College Fashionista is one of a slew of national advice websites, written by and for college students, that have become part of a growing media phenomenon.
In addition to College Fashionista, there is Her Campus and Spoon University. The lifestyle networks of blogs aimed at college-aged women have chapters for various schools but remain unaffiliated. They are a profit-driven platform that can be easily replicated at colleges and universities, more akin to a fast-food franchise than a legacy college newspaper or the student-led alternative publications that are a college staple.
And the model has worked. Her Campus, for instance, which bills itself as “A Collegiette’s Guide To Life,” was founded by Harvard undergraduates Stephanie Kaplan, Windsor Hanger Western and Annie Wang in 2009. It started as a campus fashion publication, but attention from students at other colleges interested in starting similar sites inspired the co-founders to create a platform that could be used at a national level.
The co-founders claim it has been profitable since its launch, and boast of 3.5 million unique visitors each month, a social media reach of 1.5 million and a presence in eight countries. The site now hosts events and conferences, sends out a newsletter and has an online store.
Spoon University, which covers food, began at Northwestern University in 2012 as a nonprofit, print publication. But founders Mackenzie Barth and Sarah Adler, who graduated in 2013, saw the potential in the market and created a national, digital platform on which schools could manage their own pages.
Since September 2013, Spoon has expanded from five to 45 schools, and the founders expect this number to double or triple within the year. The site rakes in 250,000 unique visitors per month and operates with the help of 1,000 student contributors.

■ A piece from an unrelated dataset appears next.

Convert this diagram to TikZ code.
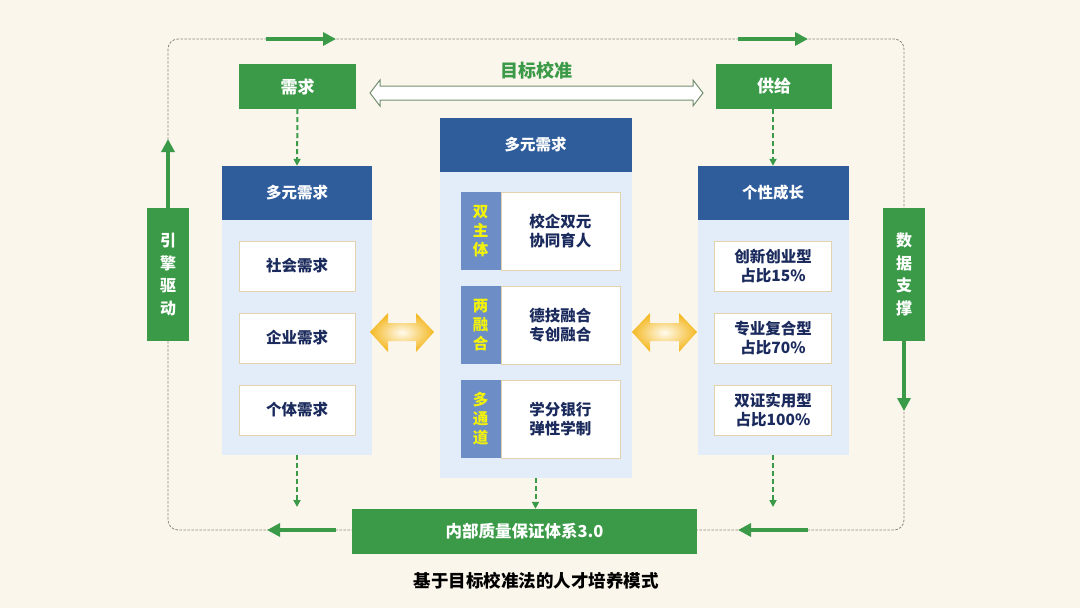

“It’s a place for all of us who are going through a place in our lives that’s kind of ignored,” said Ms. Adler, “this in-between stuff, from not knowing how to cook at all to being a functional adult.”
College Fashionista was created by Amy Levin, who launched the site in 2009 after style blogging on her own during her senior year at Indiana University. Its Facebook page has over 33,000 likes, and the site has 1,500 contributors and chapters at more than 400 campuses.
Writers, who work for free, are selected after a stringent application process. Many say the sites lead to future jobs, and Her Campus, which provides editing, training and networking opportunities with industry professionals, claims it “serves as a career launching point for college journalists.”
“If you want to be a writer, bylines are way more important than lines on your résumé, and these sites are great places to get them,” Julia Rubin, former online features editor for Teen Vogue, wrote in an email.
Others, like Perri Weiss, a rising senior at the University of Michigan and the marketing director of Spoon’s chapter there, join for social reasons. “I am a huge foodie and love trying new things, restaurants, dishes,” she said.
Still, not every student journalist finds writing for a national or international platform to be the most satisfying option.
“The experience of writing for one’s own campus publication provides the opportunity to both learn from and shape the school culture that they experience in real time,” Meredith Bilski, editor in chief of Brown University’s BlogDailyHerald.com, said via email.
Rosa Escandon, who works for the University of Pennsylvania’s 34th Street magazine, thinks the sites could put out more hard-hitting, investigative pieces on issues important to college women.
“They don’t really focus on issues in the way I would expect something that bills itself as an all-female website probably wants to or should,” Ms. Escandon, who is involved with feminist activities, said of Her Campus, whose recent headlines include “7 Things Sorority Girls Won’t Tell You about Being in a Sorority” and “6 Workouts You Can Do While You Study.”
But others contend that these sites offer advice that college students find useful, despite that the content may not be as serious as some would like. Many of the items featured on College Fashionista, for example, can be purchased at thrift or chain stores, and features on what to wear are geared towards college events, such as homecoming, tailgating or final exams.
“College Fashionista does a great job translating those styles in a way that works for a college student and a college student’s budget,” said Ms. Sucato, of Vassar.
And the sites claim to be doing students a service—providing them an outlet to discuss problems, trends and experiences only college students face, giving them both a platform and a guidebook. The writers most often share the reader’s age and gender and could possibly be sleeping in the dorm room next door—qualities the writers of other blogs and magazines usually don’t share.
Ms. Sucato found the experience of writing for a popular online publication appealing for reasons that go beyond résumé padding. As a style guru, she said she has gotten the opportunity to learn more about the industry and make connections by participating in monthly chats with big names in the field such as Sally Hanson and Whitney Port.
“Our hope is that our contributors land jobs in the industry,” Ms. Levin said. “Our brand and their careers with us is just the starting point.”
And, of course, the more success stories these blogs produce, the better it is for their brands.